Improving care of hospitalized patients with HIV in Tanzania
By Karen Hopkin
Researchers at Weill Cornell Medicine have shown that three months of social worker follow-up support to people hospitalized with HIV in Tanzania had health benefits at low cost. The protocol shortened the time it took participants to attend an HIV clinic and to start on antiretroviral therapy after discharge.
However, the study published in JAMA on March 6 found that the care benefits didn’t translate to a decrease in mortality after one year. They compared a group that received extended case management intervention with a control group receiving standard care and determined both had the same mortality rate – in each group, 17% of participants died.

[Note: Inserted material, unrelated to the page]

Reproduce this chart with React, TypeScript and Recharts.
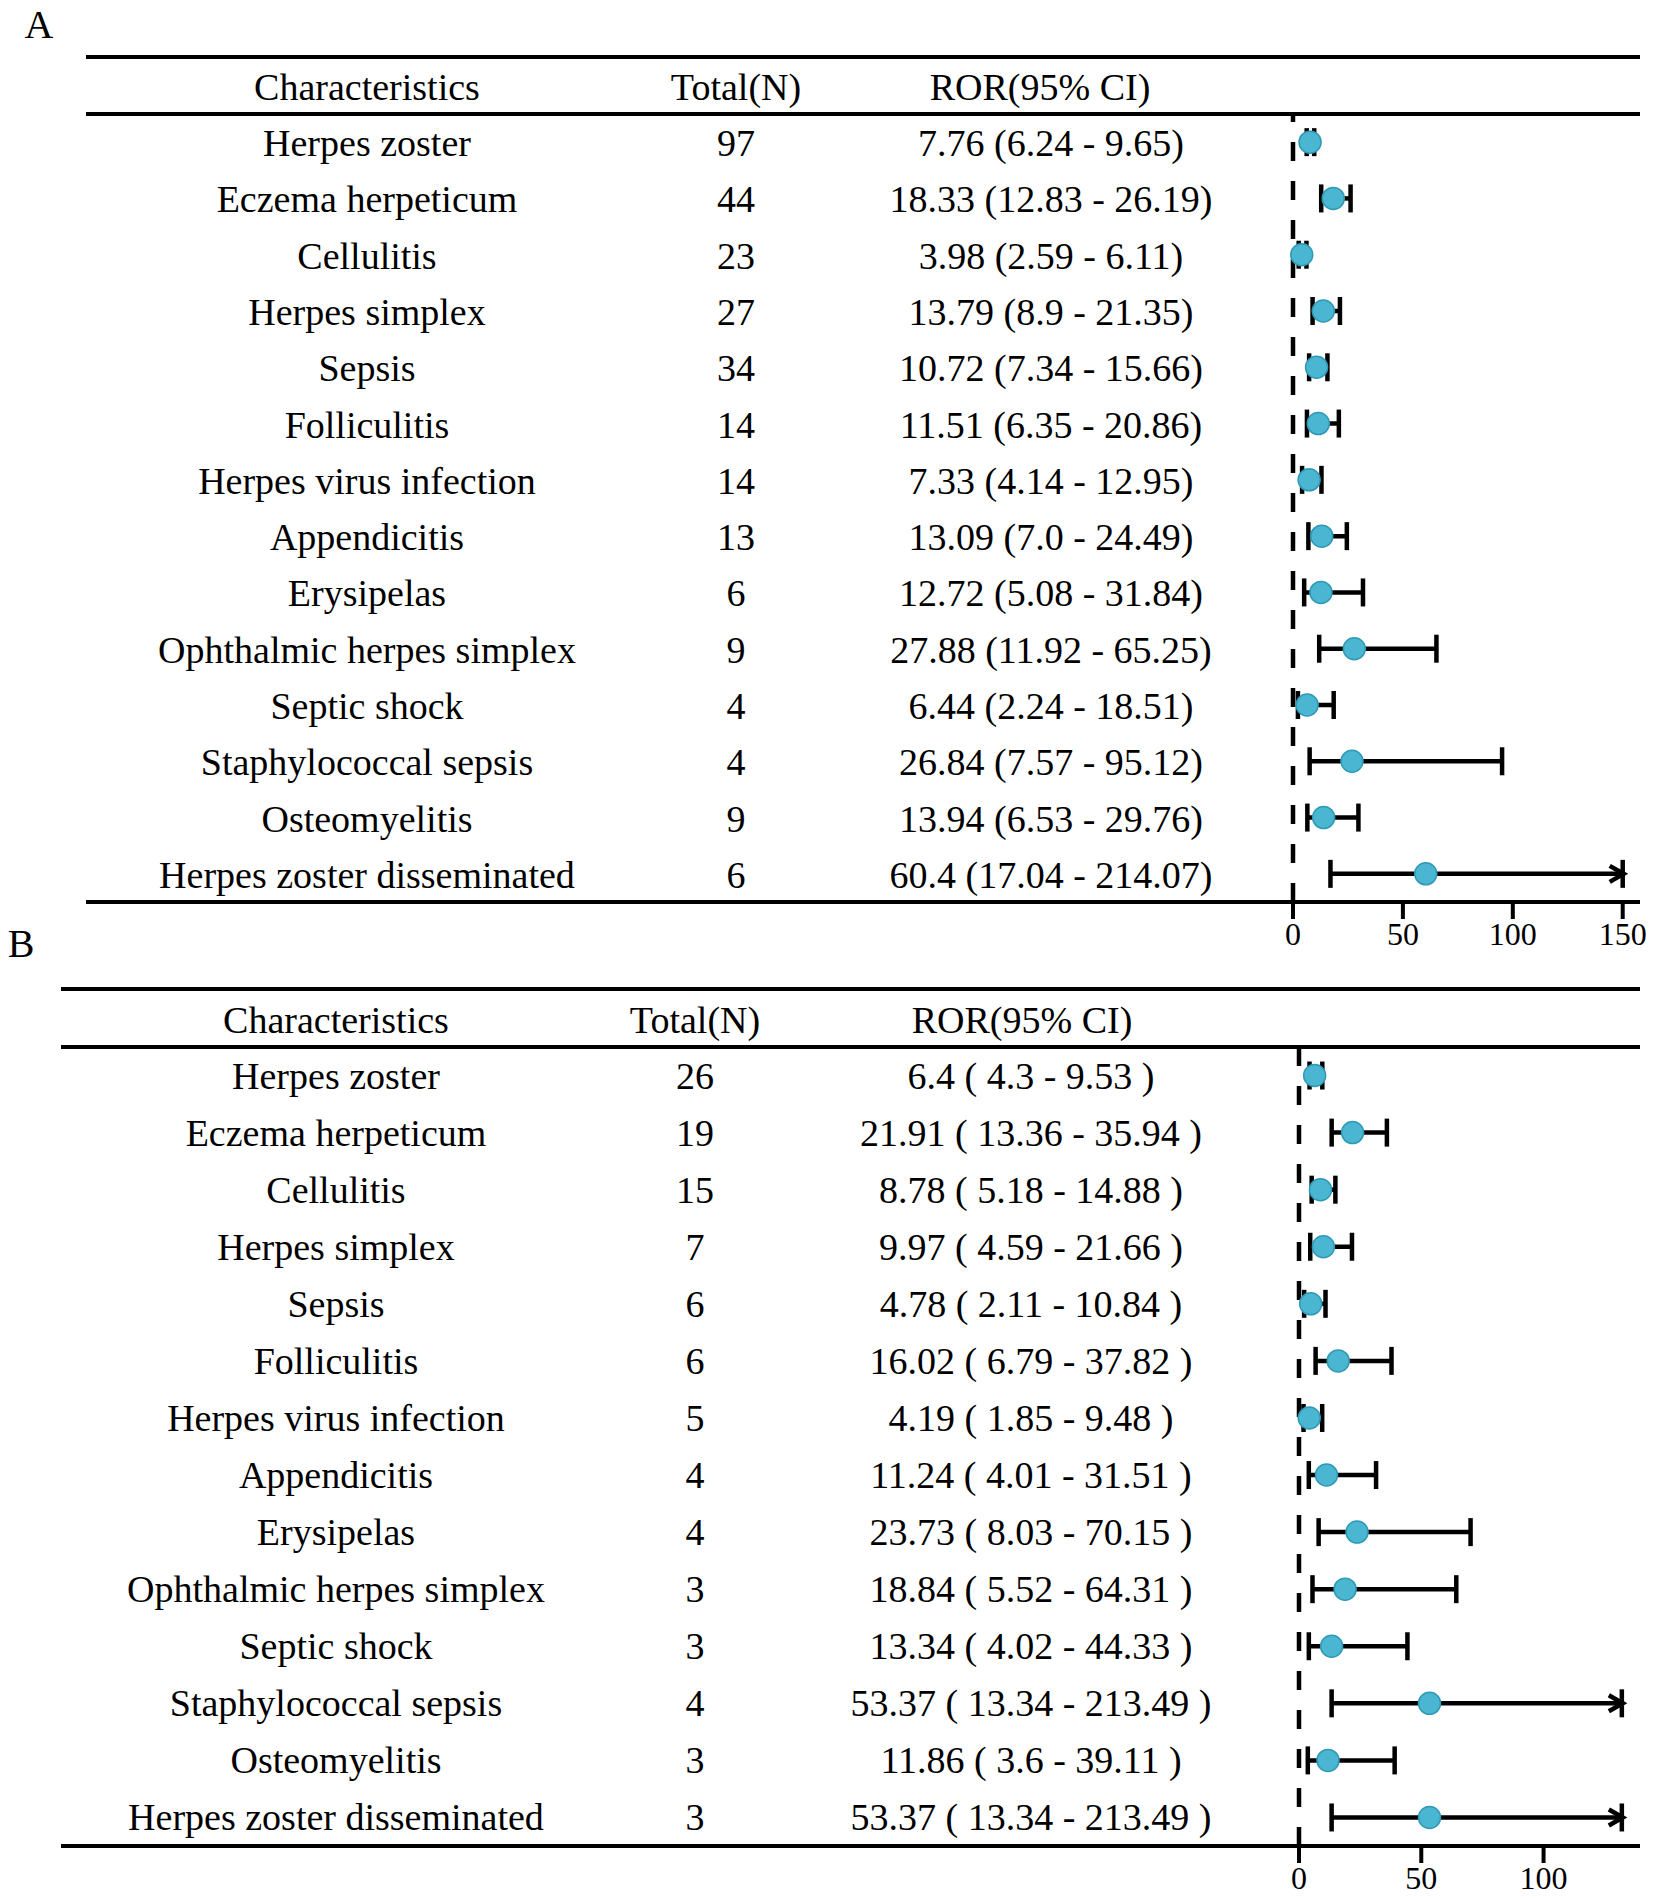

“The findings show that it’s not enough to get people into the clinic and started on antiretroviral therapy because our intervention was highly effective at doing that,” said lead author Robert N. Peck, associate professor of medicine and pediatrics at Weill Cornell Medicine. “Unfortunately, the intervention did not have an impact on mortality. So, if we want to improve survival and reduce these AIDS-related deaths, we’re really going to need to do more.”
An accompanying editorial in JAMA noted that the study is among the first clinical trials focused on hospitalized people with HIV to demonstrate several potential, clinically meaningful benefits. “The Daraja intervention makes a valuable addition to the compendium of options that can sustainably and equitably meet people ‘where they are at’ at a time when they may be in greatest need,” the editorial stated.
Approximately 630,000 people still die of AIDS-related causes each year, with two-thirds of these deaths occurring in sub-Saharan Africa, according to UNAIDS. Individuals who are hospitalized with HIV are particularly at risk because they often arrive with severe immunosuppression and advanced opportunistic infections, including tuberculosis and cryptococcal meningitis, a fungal infection that often spreads to the brain.
To improve treatment outcomes, Peck worked with colleagues at the Weill Bugando School of Medicine, the Mwanza Interventions Trial Unit in Tanzania and Lisa Rosen-Metsch at Columbia University, designing a protocol that addresses the barriers to care typically encountered in Tanzania, including stigma, lack of social support and reliance on traditional medicines. The senior author on the paper was Saidi Kapiga, scientific director of the Mwanza Intervention Trials Unit.
They dubbed the intervention Daraja, from the Kiswahili term for bridge, “because we saw the intervention as bridging the gap between the hospital, the HIV clinic and better health for our patients,” he said.
Peck and his team enrolled 500 hospitalized people with HIV across 20 sites, half of which were randomized to receive five sessions with a social worker. These interactions, completed within three months of discharge from the hospital, included a home visit to assess participants’ resources, as well as meetings at the HIV clinic to help them navigate the HIV care system and facilitate making antiretroviral therapy part of their daily lives.
The early results were encouraging. By the end of the first month, 92% of people in the intervention arm had attended the HIV clinic versus 75% of those in the control arm. The outcomes also appeared to be long-lasting. At the end of one year – nine months after the intervention had ended – 87% percent of those who received Daraja were still visiting the clinic versus 76% of those who did not. And more of the Daraja recipients saw a suppression of their viral load.
The program was also highly cost effective. Sean Murphy, professor of public health sciences at Weill Cornell Medicine, crunched the numbers and found that Daraja’s price tag totaled about $22 per person.
Despite the benefits of the program, the researchers noted that some participants were already at advanced stages of HIV which made increasing survival rates difficult to achieve. “For that subset of participants, I think the answer is better prevention, as well as earlier diagnosis and treatment,” said Peck, who is also a member of the Center for Global Health at Weill Cornell Medicine.
Others are not successfully treated for their opportunistic infections during their hospital stays. “If we really want to reduce mortality, we also need to improve the clinical care in the hospital,” said Peck, who would like to see a clinical trial that combines enhanced clinical care with a case management intervention like Daraja.
In the meantime, Peck is continuing to follow the study’s current cohort for an additional year. “We already know that more of those in the intervention group were attending clinic, taking antiretroviral therapy, and virally suppressed,” he said. “So, although Daraja did not reduce mortality in the first 12 months, I think it might improve health in the longer term.”
This study was supported by the National Institute of Mental Health of the National Institutes of Health (NIH); the National Heart, Lung, and Blood Institute; and the NIH Fogarty International Center.
Karen Hopkin is a freelance writer for Weill Cornell Medicine.